The myth has grown up that the Goldwater ideology of the 1960s was solely a fiscal philosophy, and that moral issues only became important in politics with Ronald Reagan. That’s not true.
It is correct that abortion, the Equal Rights Amendment, and gay rights were not hot-button issues in the 1960s. But if you go back and read Barry Goldwater’s books and speeches in the 1960s, you will see that they are firmly grounded in a moral philosophy.
The social issues were very important in the origins of the conservative movement.

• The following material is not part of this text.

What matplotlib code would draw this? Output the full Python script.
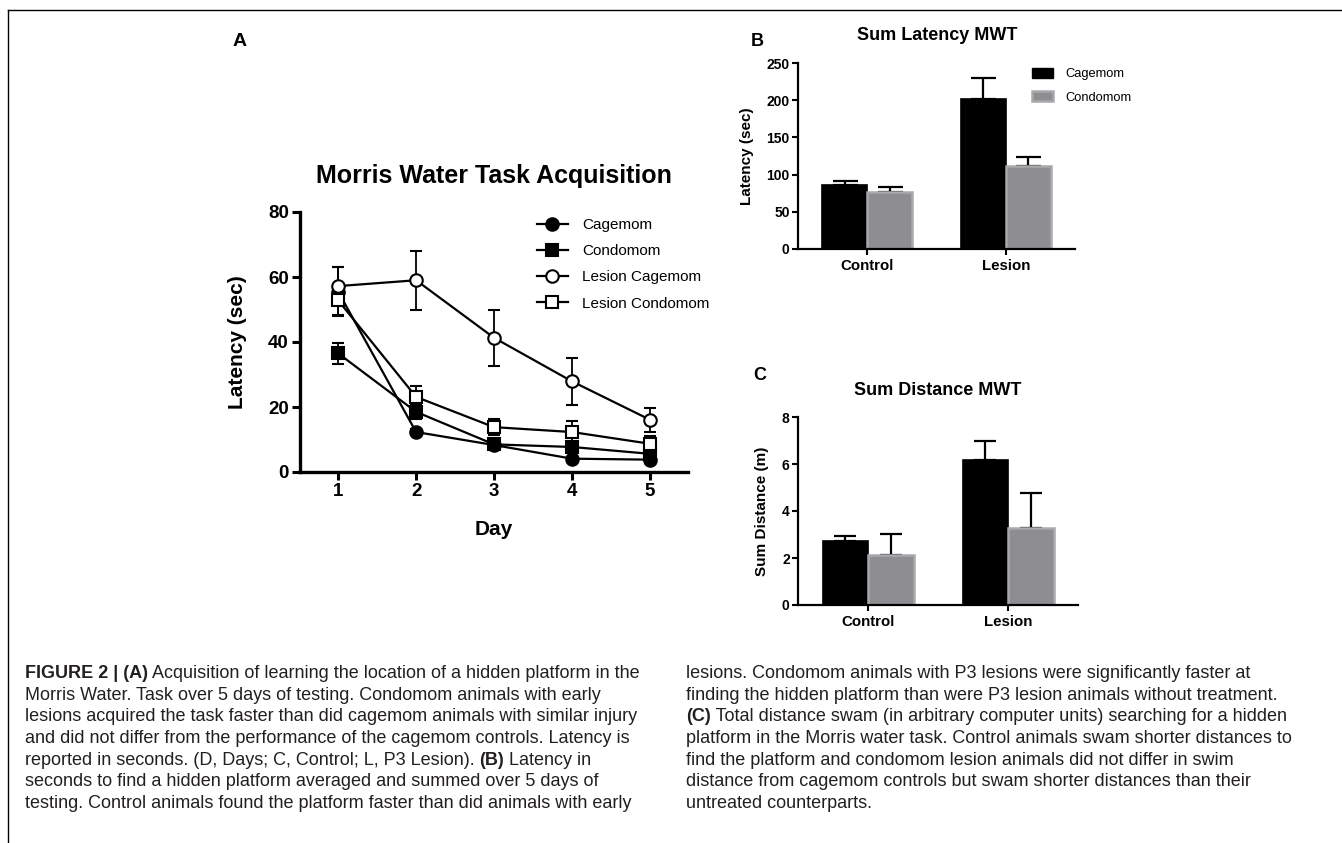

In his famous book The Conscience of a Conservative, Barry Goldwater said that conservative principles “are derived from the truths that God has revealed about His creation.” In his speech accepting the 1964 presidential nomination, Goldwater praised
“freedom under a government limited by the laws of nature and of nature’s God.” He warned that “those who elevate the state and denigrate the citizen must see ultimately a world in which earthly power can be substituted for Divine Will,
and [Goldwater said] this Nation was founded upon the rejection of that notion and upon the acceptance of God as the Author of freedom.”
Again and again Goldwater warned about the moral decay of our people. The 1964 Republican Platform endorsed a constitutional amendment to overturn the Supreme Court decision banning prayer in public schools.
Goldwater’s greatest contribution to American politics did not lie in any impact he might have had on foreign or economic policy, but in the way he forced the “moral issue” onto the national agenda.